A new map shows exposed water ice to be considerably more widespread across Pluto’s surface than was previously known.
By , and | Published: January 29, 2016 | Last updated on May 18, 2023

This false-color image shows where the spectral features of water ice are abundant on Pluto’s surface.
Data from NASA’s New Horizons spacecraft point to more prevalent water ice on Pluto’s surface than previously thought.

A new false-color image, derived from observations in infrared light by the Ralph/Linear Etalon Imaging Spectral Array (LEISA) instrument, shows where the spectral features of water ice are abundant on Pluto’s surface. It is based on two LEISA scans of Pluto obtained on July 14, 2015, from a range of about 67,000 miles (108,000 kilometers).

The scans, taken about 15 minutes apart, were stitched into a combined multispectral Pluto “data cube” covering the full hemisphere visible to New Horizons as it flew past Pluto. A data cube like this is a 3-D array in which an image of Pluto is formed at each LEISA-sensitive wavelength.

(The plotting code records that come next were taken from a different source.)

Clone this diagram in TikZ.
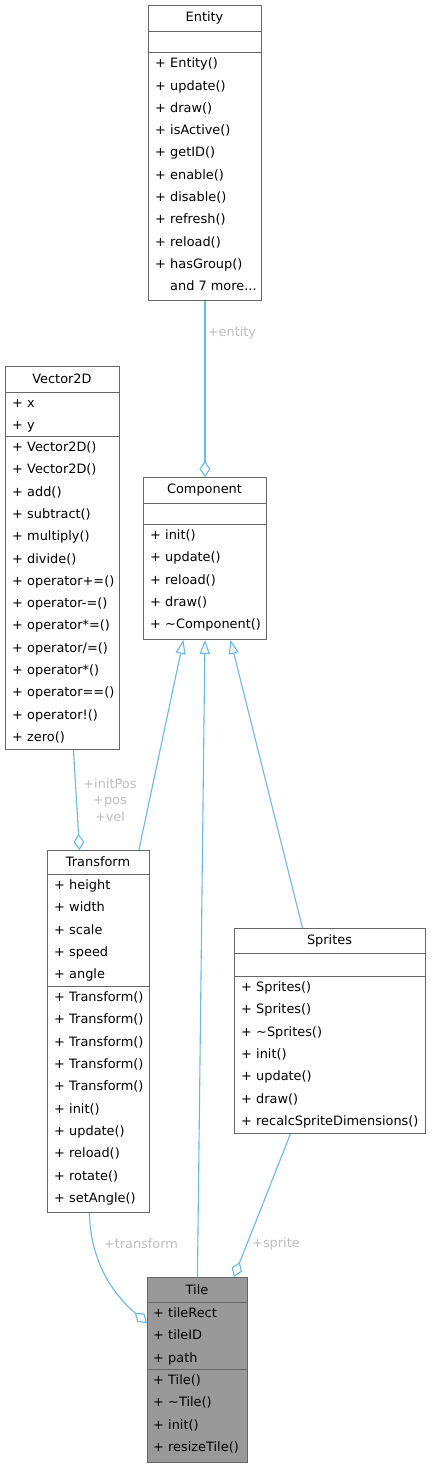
\documentclass[tikz,border=0pt]{standalone}
\usepackage{fontspec}
\setmainfont{DejaVu Sans}
\usetikzlibrary{arrows.meta,positioning,calc}
\definecolor{boxline}{HTML}{666666}
\definecolor{edgeblue}{HTML}{63B8FF}
\definecolor{lblgrey}{HTML}{BEBEBE}
\definecolor{tilefill}{HTML}{999999}
\newcommand{\memfont}{\fontsize{12.9}{16.5}\selectfont}

\tikzset{
  cls/.style={draw=boxline, line width=0.9pt, inner sep=0pt, anchor=north west},
  sep/.style={boxline, line width=0.9pt},
  ttl/.style={inner sep=0pt, font=\memfont},
  mem/.style={anchor=base west, inner sep=0pt, font=\memfont},
  rlbl/.style={inner sep=0pt, font=\memfont, text=lblgrey, align=center},
  agg/.style={edgeblue, line width=1.1pt, -{Diamond[open, length=16pt, width=11pt]}},
  inh/.style={edgeblue, line width=1.1pt, -{Triangle[open, length=14pt, width=10pt]}},
}

\begin{document}
\begin{tikzpicture}[x=1pt, y=-1pt]
  \useasboundingbox (0,0) rectangle (431,1467);

  % Entity
  \node[cls, minimum width=113pt, minimum height=295pt] (entity) at (148,5) {};
  \node[ttl] (entityttl) at (204.5,18) {Entity};
  \draw[sep] (148,31) -- (261,31) (148,52) -- (261,52);
  \foreach \m [count=\i from 0] in {Entity(), update(), draw(), isActive(), getID(),
                                    enable(), disable(), refresh(), reload(), hasGroup()}{
    \node[mem] (entp\i) at (155,67.7+22.3*\i) {+};
    \node[mem] (entm\i) at (170,67.7+22.3*\i) {\m};}
  \node[mem] (entmore) at (170,67.7+22.3*10) {and 7 more...};

  % Vector2D
  \node[cls, minimum width=114pt, minimum height=383pt] (vec) at (5,366) {};
  \node[ttl] (vecttl) at (62,379) {Vector2D};
  \draw[sep] (5,392) -- (119,392) (5,436) -- (119,436);
  \foreach \m [count=\i from 0] in {x, y}{
    \node[mem] (vecap\i) at (12,407.5+22.3*\i) {+};
    \node[mem] (vecam\i) at (27,407.5+22.3*\i) {\m};}
  \foreach \m [count=\i from 0] in {Vector2D(), Vector2D(), add(), subtract(), multiply(),
                                    divide(), operator+=(), operator-=(), operator*=(),
                                    operator/=(), operator*(), operator==(), operator!(), zero()}{
    \node[mem] (vecp\i) at (12,451.5+22.3*\i) {+};
    \node[mem] (vecm\i) at (27,451.5+22.3*\i) {\m};}

  % Component
  \node[cls, minimum width=123pt, minimum height=162pt] (comp) at (143,477) {};
  \node[ttl] (compttl) at (204.5,490) {Component};
  \draw[sep] (143,503) -- (266,503) (143,524) -- (266,524);
  \foreach \m [count=\i from 0] in {init(), update(), reload(), draw(), \textasciitilde Component()}{
    \node[mem] (compp\i) at (150,539.6+22.3*\i) {+};
    \node[mem] (compm\i) at (165,539.6+22.3*\i) {\m};}

  % Transform
  \node[cls, minimum width=102pt, minimum height=362pt] (trans) at (47,850) {};
  \node[ttl] (transttl) at (98,862) {Transform};
  \draw[sep] (47,874) -- (149,874) (47,986) -- (149,986);
  \foreach \m [count=\i from 0] in {height, width, scale, speed, angle}{
    \node[mem] (transap\i) at (54,889.6+22.3*\i) {+};
    \node[mem] (transam\i) at (69,889.6+22.3*\i) {\m};}
  \foreach \m [count=\i from 0] in {Transform(), Transform(), Transform(), Transform(), Transform(),
                                    init(), update(), reload(), rotate(), setAngle()}{
    \node[mem] (transp\i) at (54,1001.6+22.3*\i) {+};
    \node[mem] (transm\i) at (69,1001.6+22.3*\i) {\m};}

  % Sprites
  \node[cls, minimum width=191pt, minimum height=205pt] (spr) at (234,928) {};
  \node[ttl] (sprttl) at (329.5,941) {Sprites};
  \draw[sep] (234,953) -- (425,953) (234,976) -- (425,976);
  \foreach \m [count=\i from 0] in {Sprites(), Sprites(), \textasciitilde Sprites(), init(),
                                    update(), draw(), recalcSpriteDimensions()}{
    \node[mem] (sprp\i) at (241,991.6+22.3*\i) {+};
    \node[mem] (sprm\i) at (256,991.6+22.3*\i) {\m};}

  % Tile
  \node[cls, fill=tilefill, minimum width=100pt, minimum height=185pt] (tile) at (147,1277) {};
  \node[ttl] (tilettl) at (197,1290) {Tile};
  \draw[sep] (147,1302) -- (247,1302) (147,1369) -- (247,1369);
  \foreach \m [count=\i from 0] in {tileRect, tileID, path}{
    \node[mem] (tileap\i) at (153,1317.6+22.3*\i) {+};
    \node[mem] (tileam\i) at (168,1317.6+22.3*\i) {\m};}
  \foreach \m [count=\i from 0] in {Tile(), \textasciitilde Tile(), init(), resizeTile()}{
    \node[mem] (tilep\i) at (153,1384.6+22.3*\i) {+};
    \node[mem] (tilem\i) at (168,1384.6+22.3*\i) {\m};}

  % inheritance
  \draw[inh] ([xshift=-11pt]trans.north east) -- ([xshift=-21.5pt]comp.south);
  \draw[inh] (tile.north) -- (comp.south);
  \draw[inh] ([xshift=-27.5pt]spr.north) -- ([xshift=25.5pt]comp.south);

  % aggregation
  \draw[agg] (entity.south) -- (comp.north);
  \node[rlbl] (lblentity) at (232,333) {+entity};
  \draw[agg] ([xshift=11pt]vec.south) -- ([xshift=-19pt]trans.north);
  \node[rlbl] (lblvec) at (110,800) {+initPos\\+pos\\+vel};
  \draw[agg] ([xshift=-9pt]trans.south) .. controls (90,1255) and (108,1290) .. ([yshift=-46pt]tile.north west);
  \node[rlbl] (lbltrans) at (141,1244) {+transform};
  \draw[agg] ([xshift=-39.5pt]spr.south) -- ([xshift=-14pt]tile.north east);
  \node[rlbl] (lblspr) at (276,1244) {+sprite};
\end{tikzpicture}
\end{document}
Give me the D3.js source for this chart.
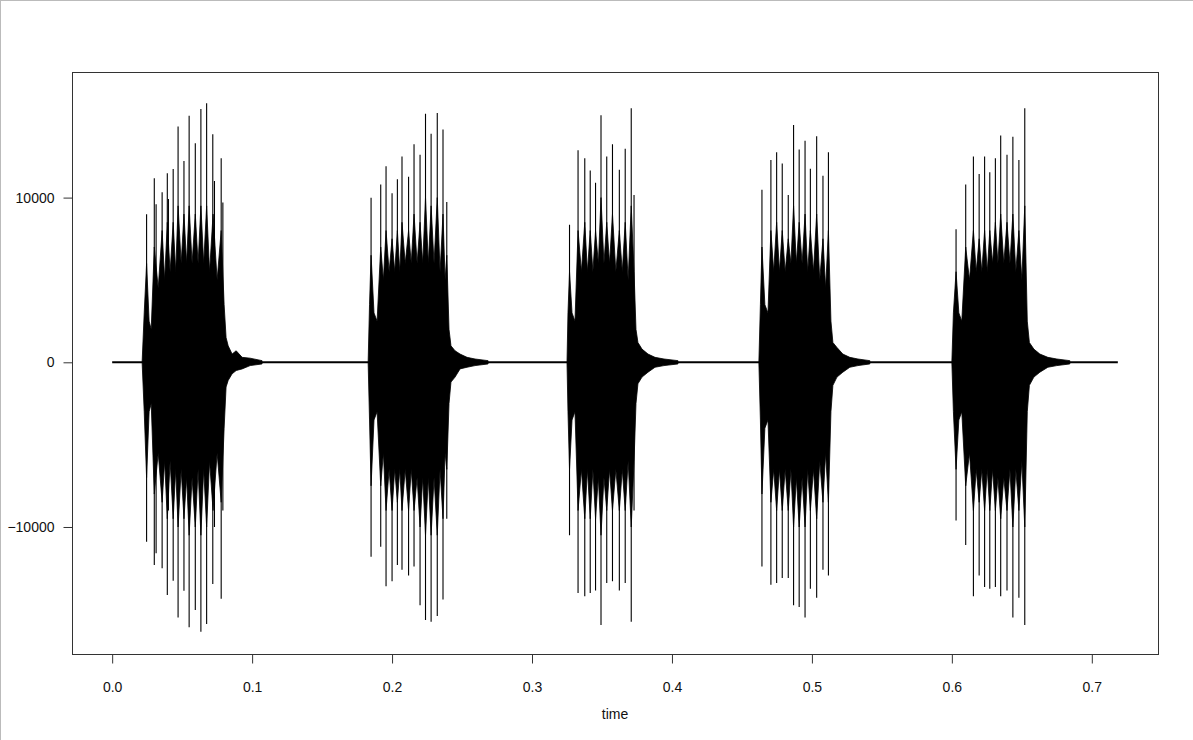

Water ice is Pluto’s crustal “bedrock,” the canvas on which its more volatile ices paint their seasonally changing patterns. Initial New Horizons maps of Pluto’s water ice bedrock compared LEISA spectra with a pure water ice template spectrum, resulting in the map on the left.

A disadvantage of that technique is that water ice’s spectral signature is easily masked by methane ice, so that map was only sensitive to areas that were especially rich in water ice and/or depleted in methane. The much more sensitive method used on the right involves modeling the contributions of Pluto’s various ices altogether. This method, too, has limitations in that it can only map ices included in the model, but the team is continually adding more data and improving the model.

The new map shows exposed water ice to be considerably more widespread across Pluto’s surface than was previously known — an important discovery. But despite its much greater sensitivity, the map still shows little or no water ice in the informally named places called Sputnik Planum — the left or western region of Pluto’s “heart” — and Lowell Regio — far north on the encounter hemisphere. This indicates that at least in these regions, Pluto’s icy bedrock is well hidden beneath a thick blanket of other ices such as methane, nitrogen, and carbon monoxide.